К чему всё так подробно рассказываю? А потому, что этот белгородский индеец вызывает у меня бесконечное уважение.
Индейцы племени Оглала из Южной Дакоты зовут его к себе: его отец был почётным вождём, стало быть, и он тоже почётный вождь. Только бывший спецназовец говорит, что томагавк войны зарывать рано, пока нечисть правит миром.
В частных и не очень беседах обсуждается с разной экспрессией тема наших мобилизованных, хотя они просто военнослужащие российской армии, а не ущербные «мобики». Очередная волна стенаний: их используют как мясо; обещали, что будут охранять объекты на освобождённых территориях, а их бросили на штурм укреплений; по ним стреляют, а у них одни только автоматы; страдают от голода, отсутствия воды и неустроенности; почему воюют наши мужья, а не контрактники и т. д. Есть ещё новая фишка: гуманитарка не попадает адресатам, а продаётся на рынках. Офицеры повально пьют и… матерятся (!).

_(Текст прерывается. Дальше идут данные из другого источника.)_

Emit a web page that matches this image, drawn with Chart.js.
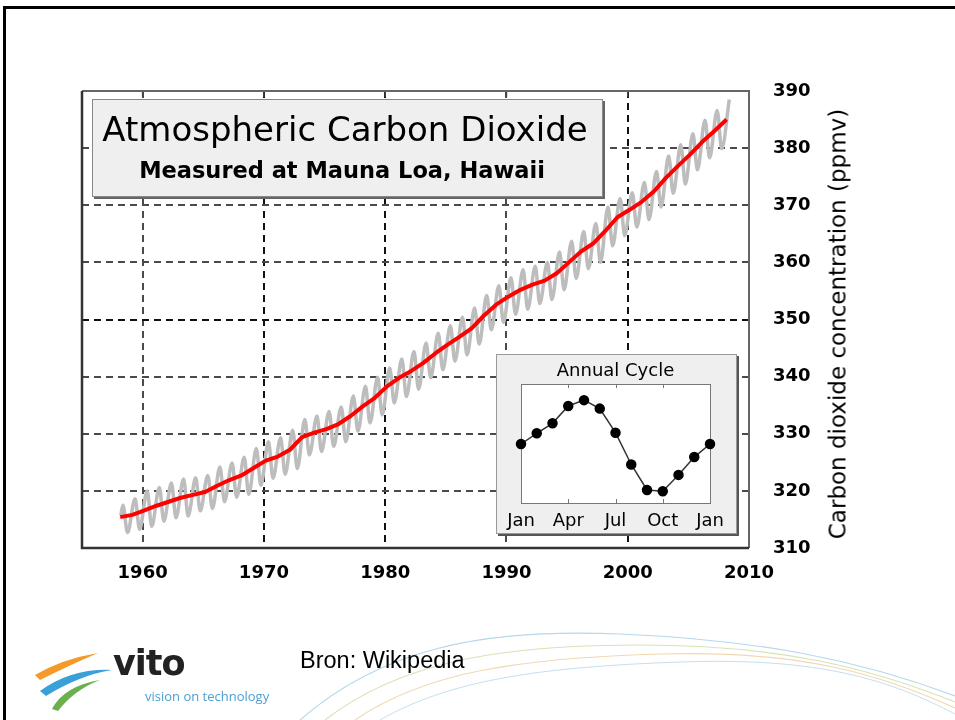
<!DOCTYPE html>
<html lang="en">
<head>
    <meta charset="UTF-8">
    <title>Atmospheric Carbon Dioxide - Mauna Loa</title>
    <style>
        body {
            margin: 0;
            width: 955px;
            height: 720px;
            overflow: hidden;
            background: #fff;
            position: relative;
            font-family: "DejaVu Sans", sans-serif;
        }
        .frame {
            position: absolute;
            left: 3px;
            top: 6px;
            width: 1000px;
            height: 800px;
            border-top: 3px solid #000;
            border-left: 3px solid #000;
        }
        #main {
            position: absolute;
            left: 0;
            top: 0;
        }
        .title-box {
            position: absolute;
            left: 92px;
            top: 99px;
            width: 509px;
            height: 96px;
            background: #efefef;
            border: 1px solid #888;
            box-shadow: 2px 2px 0 #666;
        }
        .title-box .t1, .title-box .t2 {
            position: absolute;
            width: 600px;
            text-align: center;
            white-space: nowrap;
            color: #000;
        }
        .title-box .t1 {
            left: -48px;
            top: 12px;
            font-size: 34px;
            line-height: 34px;
        }
        .title-box .t2 {
            left: -51px;
            top: 59px;
            font-size: 22.5px;
            line-height: 22.5px;
            font-weight: bold;
        }
        .y-title {
            position: absolute;
            left: 837.5px;
            top: 324px;
            width: 500px;
            text-align: center;
            font-size: 23px;
            line-height: 23px;
            white-space: nowrap;
            transform: translate(-50%, -50%) rotate(-90deg);
        }
        .inset {
            position: absolute;
            left: 496px;
            top: 354px;
            width: 239px;
            height: 178px;
            background: #efefef;
            border: 1px solid #999;
            box-shadow: 2px 2px 0 #555;
        }
        #inset {
            display: block;
        }
        .deco {
            position: absolute;
            left: 0;
            top: 0;
        }
        .source {
            position: absolute;
            left: 300px;
            top: 648px;
            font-family: "Liberation Sans", Arial, sans-serif;
            font-size: 23.5px;
            line-height: 24px;
            color: #000;
        }
        .vito {
            position: absolute;
            left: 113px;
            top: 643px;
            font-size: 35px;
            line-height: 40px;
            font-weight: bold;
            letter-spacing: -1px;
            color: #222;
        }
        .vito-sub {
            position: absolute;
            left: 145px;
            top: 688px;
            font-family: "Open Sans", sans-serif;
            font-size: 13px;
            line-height: 16px;
            color: #4d9ed1;
        }
    </style>
    <script src="https://cdn.jsdelivr.net/npm/chart.js"></script>
</head>
<body>
    <svg class="deco" width="955" height="720">
        <!-- achtergrond-lijnen van de slide -->
        <path d="M 300 720 C 380 650, 480 628, 620 634 S 860 660, 955 696" fill="none" stroke="#b4d8ec" stroke-width="1.2"/>
        <path d="M 325 720 C 400 662, 500 645, 640 645 S 870 668, 955 702" fill="none" stroke="#d6e4b4" stroke-width="1.2"/>
        <path d="M 355 720 C 425 672, 520 658, 660 654 S 880 674, 955 708" fill="none" stroke="#f2d8b0" stroke-width="1.2"/>
        <path d="M 380 720 C 450 680, 540 667, 680 662 S 890 680, 955 714" fill="none" stroke="#c4e0f0" stroke-width="1"/>
        <!-- vito logo -->
        <path d="M 35 675 Q 62 659 98 653 Q 70 665 40 680 Z" fill="#f39a2b"/>
        <path d="M 40 691 Q 72 668 112 670 Q 80 675 46 696 Z" fill="#3aa0d8"/>
        <path d="M 52 709 Q 64 686 100 680 Q 74 690 58 711 Z" fill="#6ab04c"/>
    </svg>

    <div class="frame"></div>
    <canvas id="main" width="955" height="720"></canvas>

    <div class="title-box">
        <div class="t1">Atmospheric Carbon Dioxide</div>
        <div class="t2">Measured at Mauna Loa, Hawaii</div>
    </div>
    <div class="y-title">Carbon dioxide concentration (ppmv)</div>

    <div class="inset"><canvas id="inset" width="239" height="178"></canvas></div>

    <div class="vito">vito</div>
    <div class="vito-sub">vision on technology</div>
    <div class="source">Bron: Wikipedia</div>

    <script>
        // jaren van de meetreeks
        const years = [
            1958, 1959, 1960, 1961, 1962, 1963, 1964, 1965, 1966, 1967,
            1968, 1969, 1970, 1971, 1972, 1973, 1974, 1975, 1976, 1977,
            1978, 1979, 1980, 1981, 1982, 1983, 1984, 1985, 1986, 1987,
            1988, 1989, 1990, 1991, 1992, 1993, 1994, 1995, 1996, 1997,
            1998, 1999, 2000, 2001, 2002, 2003, 2004, 2005, 2006, 2007, 2008
        ];

        // rode lijn: trend (begin van elk jaar), ppmv
        const trendValues = [
            315.4, 315.8, 316.6, 317.4, 318.1, 318.8, 319.3, 319.8, 320.9, 321.9,
            322.7, 324.0, 325.3, 326.0, 327.2, 329.4, 330.2, 330.8, 331.7, 333.1,
            334.8, 336.3, 338.3, 339.8, 341.0, 342.4, 344.1, 345.6, 347.0, 348.5,
            350.7, 352.6, 354.0, 355.2, 356.1, 356.8, 358.1, 360.0, 361.9, 363.3,
            365.5, 367.9, 369.2, 370.6, 372.4, 374.8, 376.9, 378.9, 381.1, 383.0, 385.0
        ];

        // grijze lijn: maandwaarden, maximum (mei) en minimum (sep/okt) per jaar
        const peakValues = [
            317.5, 318.6, 320.0, 320.6, 321.4, 322.1, 322.3, 322.7, 324.2, 324.9,
            325.9, 327.4, 328.6, 329.3, 330.6, 332.5, 333.1, 333.9, 334.7, 336.6,
            338.3, 339.9, 341.5, 343.1, 344.4, 345.9, 347.6, 348.9, 350.4, 352.0,
            354.2, 355.9, 357.3, 358.7, 359.3, 360.0, 361.8, 363.7, 365.4, 366.8,
            369.7, 371.2, 372.2, 374.0, 375.9, 378.6, 380.6, 382.5, 384.9, 386.6, 388.5
        ];
        const troughValues = [
            312.7, 313.3, 313.8, 314.7, 315.3, 315.6, 316.5, 316.9, 318.1, 318.9,
            319.4, 321.0, 322.2, 322.9, 323.9, 326.3, 326.9, 327.8, 328.6, 330.5,
            331.9, 333.3, 335.4, 336.5, 337.8, 339.8, 341.2, 342.7, 343.8, 345.7,
            348.2, 349.5, 350.9, 351.8, 352.8, 353.5, 355.2, 357.2, 358.9, 360.0,
            362.9, 364.7, 366.2, 367.5, 369.7, 372.1, 373.7, 376.2, 378.3, 379.9
        ];
        const firstMonthly = { x: 1958.2, y: 315.7 };

        // as-labels
        const xTicks = [1960, 1970, 1980, 1990, 2000, 2010];
        const yTicks = [310, 320, 330, 340, 350, 360, 370, 380, 390];

        // inzet: jaarlijkse cyclus (afwijking in ppmv), jan t/m jan
        const cycleValues = [-0.03, 0.69, 1.36, 2.53, 2.92, 2.35, 0.73, -1.41, -3.12, -3.21, -2.11, -0.91, -0.03];
        const cycleTickLabels = ['Jan', 'Apr', 'Jul', 'Oct', 'Jan'];

        // punten opbouwen
        const trendPoints = years.map((yr, i) => ({ x: yr + 0.15, y: trendValues[i] }));
        const monthlyPoints = [firstMonthly];
        years.forEach((yr, i) => {
            monthlyPoints.push({ x: yr + 0.375, y: peakValues[i] });
            if (i < troughValues.length) {
                monthlyPoints.push({ x: yr + 0.75, y: troughValues[i] });
            }
        });
        const cyclePoints = cycleValues.map((v, i) => ({ x: i, y: v }));

        const darkX = [1970, 1980, 2000];
        const darkY = [350];

        // assen-kader zoals in het origineel
        const plotFrame = {
            id: 'plotFrame',
            afterDraw(chart) {
                const { ctx, chartArea: a } = chart;
                ctx.save();
                ctx.strokeStyle = '#444';
                ctx.lineWidth = 1.5;
                chart.scales.x.ticks.forEach(t => {
                    const px = chart.scales.x.getPixelForValue(t.value);
                    ctx.beginPath();
                    ctx.moveTo(px, a.top);
                    ctx.lineTo(px, a.top + 6);
                    ctx.stroke();
                });
                ctx.lineWidth = 2;
                ctx.strokeStyle = '#666';
                ctx.beginPath();
                ctx.moveTo(a.left, a.top);
                ctx.lineTo(a.right, a.top);
                ctx.lineTo(a.right, a.bottom);
                ctx.stroke();
                ctx.lineWidth = 2.5;
                ctx.strokeStyle = '#333';
                ctx.beginPath();
                ctx.moveTo(a.left, a.top);
                ctx.lineTo(a.left, a.bottom);
                ctx.lineTo(a.right, a.bottom);
                ctx.stroke();
                ctx.restore();
            }
        };

        const tickFont = { family: 'DejaVu Sans', size: 18, weight: 'bold' };

        new Chart(document.getElementById('main'), {
            type: 'line',
            data: {
                datasets: [
                    {
                        label: 'Trend',
                        data: trendPoints,
                        borderColor: '#ff0000',
                        borderWidth: 4,
                        pointRadius: 0,
                        tension: 0,
                        borderJoinStyle: 'round',
                        order: 0
                    },
                    {
                        label: 'Maandwaarden',
                        data: monthlyPoints,
                        borderColor: '#bdbdbd',
                        borderWidth: 3.5,
                        pointRadius: 0,
                        cubicInterpolationMode: 'monotone',
                        order: 1
                    }
                ]
            },
            options: {
                responsive: false,
                animation: false,
                layout: { padding: { left: 82, top: 91, right: 0, bottom: 0 } },
                plugins: {
                    legend: { display: false },
                    tooltip: { enabled: false }
                },
                scales: {
                    x: {
                        type: 'linear',
                        min: 1955,
                        max: 2010,
                        afterFit: s => { s.height = 172; },
                        afterBuildTicks: s => { s.ticks = xTicks.map(v => ({ value: v })); },
                        ticks: {
                            color: '#000',
                            font: tickFont,
                            padding: 15,
                            maxRotation: 0,
                            callback: v => String(v)
                        },
                        grid: {
                            drawTicks: false,
                            lineWidth: 2,
                            color: c => (c.tick && darkX.includes(c.tick.value)) ? '#111' : '#4a4a4a'
                        },
                        border: { display: false, dash: [7, 5] }
                    },
                    y: {
                        position: 'right',
                        min: 310,
                        max: 390,
                        afterFit: s => { s.width = 206; },
                        afterBuildTicks: s => { s.ticks = yTicks.map(v => ({ value: v })); },
                        ticks: {
                            color: '#000',
                            font: tickFont,
                            padding: 24,
                            callback: v => String(v)
                        },
                        grid: {
                            drawTicks: false,
                            lineWidth: 2,
                            color: c => (c.tick && darkY.includes(c.tick.value)) ? '#111' : '#4a4a4a'
                        },
                        border: { display: false, dash: [7, 5] }
                    }
                }
            },
            plugins: [plotFrame]
        });

        // witte binnenkant + kader van de inzet
        const insetArea = {
            id: 'insetArea',
            beforeDatasetsDraw(chart) {
                const { ctx, chartArea: a } = chart;
                ctx.save();
                ctx.fillStyle = '#fff';
                ctx.fillRect(a.left, a.top, a.right - a.left, a.bottom - a.top);
                ctx.strokeStyle = '#777';
                ctx.lineWidth = 1;
                chart.scales.x.ticks.forEach(t => {
                    const px = Math.round(chart.scales.x.getPixelForValue(t.value)) + 0.5;
                    ctx.beginPath();
                    ctx.moveTo(px, a.top);
                    ctx.lineTo(px, a.top + 4);
                    ctx.moveTo(px, a.bottom);
                    ctx.lineTo(px, a.bottom - 4);
                    ctx.stroke();
                });
                ctx.strokeRect(Math.round(a.left) + 0.5, Math.round(a.top) + 0.5,
                    Math.round(a.right - a.left), Math.round(a.bottom - a.top));
                ctx.restore();
            }
        };

        new Chart(document.getElementById('inset'), {
            type: 'line',
            data: {
                datasets: [{
                    data: cyclePoints,
                    borderColor: '#333',
                    borderWidth: 1.5,
                    pointRadius: 4.5,
                    pointBackgroundColor: '#000',
                    pointBorderColor: '#000',
                    tension: 0,
                    clip: false
                }]
            },
            options: {
                responsive: false,
                animation: false,
                layout: { padding: { left: 24, right: 26, top: 0, bottom: 0 } },
                plugins: {
                    legend: { display: false },
                    tooltip: { enabled: false },
                    title: {
                        display: true,
                        text: 'Annual Cycle',
                        color: '#000',
                        font: { family: 'DejaVu Sans', size: 18, weight: 'normal' },
                        padding: { top: 6, bottom: 1.5 }
                    }
                },
                scales: {
                    x: {
                        type: 'linear',
                        min: 0,
                        max: 12,
                        afterFit: s => { s.height = 30; },
                        ticks: {
                            stepSize: 3,
                            padding: 7.5,
                            color: '#000',
                            maxRotation: 0,
                            font: { family: 'DejaVu Sans', size: 18 },
                            callback: v => cycleTickLabels[v / 3]
                        },
                        grid: { display: false, drawTicks: false },
                        border: { display: false }
                    },
                    y: { display: false, min: -4, max: 4 }
                }
            },
            plugins: [insetArea]
        });
    </script>
</body>
</html>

Состояние жен и материй военнослужащих понять можно: сердце рвётся от переживания за дорогих и родных людней. Но нельзя оправдать стонущих воинов «доблестной Красной армии»: ваших матерей, жен, детей защищать кто будет? ЧВК? Армия? Так вы и есть армия, а не нравится — пишите рапорта для перевода в «оркестр», БАРС, «Ветеранов», «Волков» и т. п. Только имейте в виду: звонков вроде «спасите-помогите, нас заставляют воевать!» не будет. Нянчиться и уговаривать никто не будет. Посланец от губернатора с проверкой стонов и для утирания соплей не приедет в силу бессмысленности поездки: его никто к страдальцам не допустит. В то, что офицеры повально пьянствуют, не верю! Пьяный на фронте — форма суицида и потенциальный труп. Десятки моих знакомых, приятелей, друзей среди офицеров не пьют и даже редко кто курит. Что касается ненормативной лексики, то наши «окопные институтки с изысканным слухом» глухи, иной речи не понимают и не принимают. К словам я бы ещё добавлял черенок лопаты — доходчивей.